Storming the Beaches

As the season is beginning to pick up, I find myself out of the city of Paris more and more often. With so much to see both in Paris and in the surrounding countryside, there is no shortage of inspiring and fascinating places to visit. Today I am going to talk about Normandy.

The history of Normandy dates back to an agreement between the Vikings and the king of France. After the many viking raids on Paris, the king decided to offer a parcel of land to the Vikings as part of a peace settlement. The head of the Vikings became the first Duke of Normandy. They would not have called themselves vikings, but rather North men or Norse men, the name of the area became Normandy.

Fastforward over 1000 years and Normandy has a new association; World War II and D-Day. June 6th, 1944. Over 150,000 Allied troops land on the beaches of Normandy and begin the European invasion against Nazi Germany. This coordinated attack from air, land, and sea involved 5,000 boats and 2,000 planes. It was the largest amphibious invasion in history.


On my tour of Normandy we visit Utah Beach, one of the two beaches assigned to the American troops, the other being Omaha. The other beach sections were code named Juno for the Canadians, Gold and Sword for the British. Utah Beach is the most successful in terms of military victory. Of the 23,000 troops that land, there are 200 causalities. The other beaches combined have 7,000 to 10,000 causalities. One of the factors historians attribute to the success of Utah is the presence of General Teddy Roosevelt Jr. He was the only general and oldest person to land on the beaches on D-Day. With the troops landing more then a mile off target, he famously says “We will start the war from here.” Along with several factors of pure luck, the success of Utah allows reinforcements to head over to the more heavily fortified areas in Omaha.

Utah Beach at low-tide.                                                                               June 6th was specifically chosen for the precise height of the tides. If the tides were too high, the landing craft would not have been able to see the beach obstacles. If the tides were too low, the soliders would have had too much open beach to run across without any cover.

We then visit Pointe du Hoc, one of the only places in Normandy where they left the site as it. They did not fill in the bomb craters or tear down the bunkers. Walking on top of the cliffs, one really gets the sense of the impact the war and the invasion had on the countryside. This is also the site of the brave story of the 2nd Ranger battalion that fought their way up the cliffs to take out the German troops and weapons stationed on top.

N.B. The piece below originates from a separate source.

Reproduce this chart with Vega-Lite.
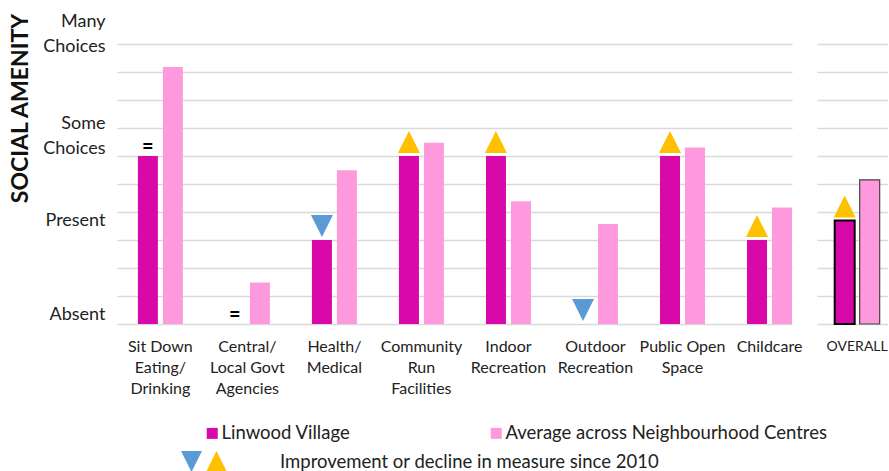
{
  "$schema": "https://vega.github.io/schema/vega-lite/v6.json",
  "autosize": {"type": "pad"},
  "padding": {"left": 9, "top": 12, "right": 0, "bottom": 0},
  "bounds": "flush",
  "spacing": 25,
  "background": "white",
  "config": {
    "view": {"stroke": null},
    "font": "Lato",
    "axis": {"ticks": false, "tickSize": 0, "domain": false, "labelColor": "#222", "titleColor": "#111", "gridColor": "#d9d9d9", "gridWidth": 1.6, "labelFont": "Lato"},
    "legend": {"labelFont": "Lato", "labelColor": "#222", "titleFont": "Lato", "titleColor": "#222"}
  },
  "datasets": {
    "bars": [
      {"category": "Sit Down\nEating/\nDrinking", "series": "Linwood Village", "value": 6},
      {"category": "Sit Down\nEating/\nDrinking", "series": "Average across Neighbourhood Centres", "value": 9.18},
      {"category": "Central/\nLocal Govt\nAgencies", "series": "Linwood Village", "value": 0},
      {"category": "Central/\nLocal Govt\nAgencies", "series": "Average across Neighbourhood Centres", "value": 1.48},
      {"category": "Health/\nMedical", "series": "Linwood Village", "value": 3},
      {"category": "Health/\nMedical", "series": "Average across Neighbourhood Centres", "value": 5.49},
      {"category": "Community\nRun\nFacilities", "series": "Linwood Village", "value": 6},
      {"category": "Community\nRun\nFacilities", "series": "Average across Neighbourhood Centres", "value": 6.47},
      {"category": "Indoor\nRecreation", "series": "Linwood Village", "value": 6},
      {"category": "Indoor\nRecreation", "series": "Average across Neighbourhood Centres", "value": 4.38},
      {"category": "Outdoor\nRecreation", "series": "Linwood Village", "value": 0},
      {"category": "Outdoor\nRecreation", "series": "Average across Neighbourhood Centres", "value": 3.57},
      {"category": "Public Open\nSpace", "series": "Linwood Village", "value": 6},
      {"category": "Public Open\nSpace", "series": "Average across Neighbourhood Centres", "value": 6.3},
      {"category": "Childcare", "series": "Linwood Village", "value": 3},
      {"category": "Childcare", "series": "Average across Neighbourhood Centres", "value": 4.16},
      {"category": "OVERALL", "series": "Linwood Village", "value": 3.7},
      {"category": "OVERALL", "series": "Average across Neighbourhood Centres", "value": 5.15}
    ],
    "markers": [
      {"category": "Sit Down\nEating/\nDrinking", "series": "Linwood Village", "change": "Same", "value": 6},
      {"category": "Central/\nLocal Govt\nAgencies", "series": "Linwood Village", "change": "Same", "value": 0},
      {"category": "Health/\nMedical", "series": "Linwood Village", "change": "Decline", "value": 3},
      {"category": "Community\nRun\nFacilities", "series": "Linwood Village", "change": "Improvement", "value": 6},
      {"category": "Indoor\nRecreation", "series": "Linwood Village", "change": "Improvement", "value": 6},
      {"category": "Outdoor\nRecreation", "series": "Linwood Village", "change": "Decline", "value": 0},
      {"category": "Public Open\nSpace", "series": "Linwood Village", "change": "Improvement", "value": 6},
      {"category": "Childcare", "series": "Linwood Village", "change": "Improvement", "value": 3},
      {"category": "OVERALL", "series": "Linwood Village", "change": "Improvement", "value": 3.7}
    ]
  },
  "hconcat": [
    {
      "width": 675,
      "height": 308,
      "encoding": {
        "x": {
          "field": "category", "type": "nominal", "sort": null,
          "scale": {"domain": ["Sit Down\nEating/\nDrinking", "Central/\nLocal Govt\nAgencies", "Health/\nMedical", "Community\nRun\nFacilities", "Indoor\nRecreation", "Outdoor\nRecreation", "Public Open\nSpace", "Childcare"], "paddingInner": 0.483, "paddingOuter": 0.12, "align": 1},
          "axis": {"title": null, "labelExpr": "split(datum.label, '\\n')", "labelAngle": 0, "labelFontSize": 16, "labelLineHeight": 21, "labelPadding": 14, "labelBaseline": "top", "grid": false}
        },
        "xOffset": {
          "field": "series", "type": "nominal", "sort": null,
          "scale": {"domain": ["Linwood Village", "Average across Neighbourhood Centres"], "paddingInner": 0.2, "paddingOuter": 0}
        }
      },
      "layer": [
        {
          "data": {"name": "bars"},
          "transform": [{"filter": "datum.category != 'OVERALL'"}],
          "mark": {"type": "bar"},
          "encoding": {
            "y": {
              "field": "value", "type": "quantitative",
              "scale": {"domain": [0, 11], "nice": false},
              "axis": {"orient": "left", "values": [0, 1, 2, 3, 4, 5, 6, 7, 8, 9, 10], "labels": false, "grid": true, "title": "SOCIAL AMENITY", "titleFont": "Lato", "titleFontWeight": "bold", "titleFontSize": 23, "titleX": -97, "titleY": 92, "titleAngle": 270, "titleAlign": "center", "titleBaseline": "middle"}
            },
            "color": {
              "field": "series", "type": "nominal",
              "scale": {"domain": ["Linwood Village", "Average across Neighbourhood Centres"], "range": ["#D908A8", "#FF99DD"]},
              "legend": {"orient": "none", "legendX": 86, "legendY": 408, "direction": "horizontal", "title": null, "symbolType": "square", "symbolSize": 121, "symbolStrokeWidth": 0, "labelFontSize": 18.5, "labelOffset": 0, "columnPadding": 136, "padding": 0, "labelLimit": 0}
            }
          }
        },
        {
          "data": {"name": "markers"},
          "transform": [{"filter": "datum.change != 'Same' && datum.category != 'OVERALL'"}],
          "mark": {"type": "point", "filled": true, "size": 484, "yOffset": -14, "opacity": 1, "strokeWidth": 0},
          "encoding": {
            "y": {"field": "value", "type": "quantitative", "scale": {"domain": [0, 11], "nice": false}, "axis": null},
            "fill": {
              "field": "change", "type": "nominal",
              "scale": {"domain": ["Decline", "Improvement"], "range": ["#5B9BD5", "#FFC000"]},
              "legend": {"orient": "none", "legendX": 64, "legendY": 435, "direction": "horizontal", "title": "Improvement or decline in measure since 2010", "titleOrient": "right", "titleAnchor": "middle", "titleBaseline": "middle", "titleFontSize": 18.5, "titleFontWeight": "normal", "titlePadding": 49, "titleLimit": 0, "symbolSize": 441, "symbolStrokeWidth": 0, "symbolOpacity": 1, "labelFontSize": 16, "labelOffset": 4, "columnPadding": 0, "padding": 0, "labelExpr": "''"}
            },
            "shape": {
              "field": "change", "type": "nominal",
              "scale": {"domain": ["Decline", "Improvement"], "range": ["M-1,-1L1,-1L0,1Z", "M0,-1L1,1L-1,1Z"]},
              "legend": {"orient": "none", "legendX": 64, "legendY": 435, "direction": "horizontal", "title": "Improvement or decline in measure since 2010", "titleOrient": "right", "titleAnchor": "middle", "titleBaseline": "middle", "titleFontSize": 18.5, "titleFontWeight": "normal", "titlePadding": 49, "titleLimit": 0, "symbolSize": 441, "symbolStrokeWidth": 0, "symbolOpacity": 1, "labelFontSize": 16, "labelOffset": 4, "columnPadding": 0, "padding": 0, "labelExpr": "''"}
            }
          }
        },
        {
          "data": {"name": "markers"},
          "transform": [{"filter": "datum.change == 'Same'"}],
          "mark": {"type": "text", "text": "=", "fontSize": 20, "fontWeight": "bold", "baseline": "middle", "yOffset": -9.5, "color": "#000"},
          "encoding": {
            "y": {
              "field": "value", "type": "quantitative",
              "scale": {"domain": [0, 11], "nice": false},
              "axis": {"orient": "left", "values": [0.33, 3.69, 7.15, 10.8], "labelExpr": "datum.value < 1 ? 'Absent' : datum.value < 5 ? 'Present' : datum.value < 8.5 ? ['Some', 'Choices'] : ['Many', 'Choices']", "grid": false, "title": null, "labelFontSize": 18, "labelLineHeight": 25, "labelPadding": 12, "labelBaseline": "middle", "labelAlign": "right", "labelOverlap": false, "labelFlush": false, "labelBound": false}
            }
          }
        }
      ],
      "resolve": {"axis": {"y": "independent"}}
    },
    {
      "width": 71,
      "height": 308,
      "encoding": {
        "x": {
          "field": "category", "type": "nominal", "sort": null,
          "scale": {"domain": ["OVERALL"], "paddingInner": 0, "paddingOuter": 0.289, "align": 0.68},
          "axis": {"title": null, "labelAngle": 0, "labelFontSize": 14, "labelPadding": 15, "labelBaseline": "top", "grid": false}
        },
        "xOffset": {
          "field": "series", "type": "nominal", "sort": null,
          "scale": {"domain": ["Linwood Village", "Average across Neighbourhood Centres"], "paddingInner": 0.2, "paddingOuter": 0}
        },
        "y": {
          "field": "value", "type": "quantitative",
          "scale": {"domain": [0, 11], "nice": false},
          "axis": {"orient": "left", "values": [0, 1, 2, 3, 4, 5, 6, 7, 8, 9, 10], "labels": false, "grid": true, "title": null}
        }
      },
      "layer": [
        {
          "data": {"name": "bars"},
          "transform": [{"filter": "datum.category == 'OVERALL' && datum.series == 'Linwood Village'"}],
          "mark": {"type": "bar", "stroke": "#000", "strokeWidth": 2},
          "encoding": {"color": {"field": "series", "type": "nominal"}}
        },
        {
          "data": {"name": "bars"},
          "transform": [{"filter": "datum.category == 'OVERALL' && datum.series != 'Linwood Village'"}],
          "mark": {"type": "bar", "stroke": "#444", "strokeWidth": 1.2},
          "encoding": {"color": {"field": "series", "type": "nominal"}}
        },
        {
          "data": {"name": "markers"},
          "transform": [{"filter": "datum.category == 'OVERALL'"}],
          "mark": {"type": "point", "filled": true, "size": 484, "yOffset": -14, "opacity": 1, "strokeWidth": 0},
          "encoding": {
            "fill": {"field": "change", "type": "nominal"},
            "shape": {"field": "change", "type": "nominal"}
          }
        }
      ]
    }
  ]
}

They began their mission with 225 men and finished with less then 90. It was one of the worst casualty rates on D-Day.

We finish the day at the American Cemetery where almost 10,000 American troops have been laid to rest. It is a humbling experience being face to face with the size of the sacrifice made 74 years ago. The average age of the solider buried was 24 years old.


It is vital to continue visiting these sites to preserve their legacy. My job as a guide is to keep history alive (and help it from reoccurring), pass along these stories, and share their importance with each guest.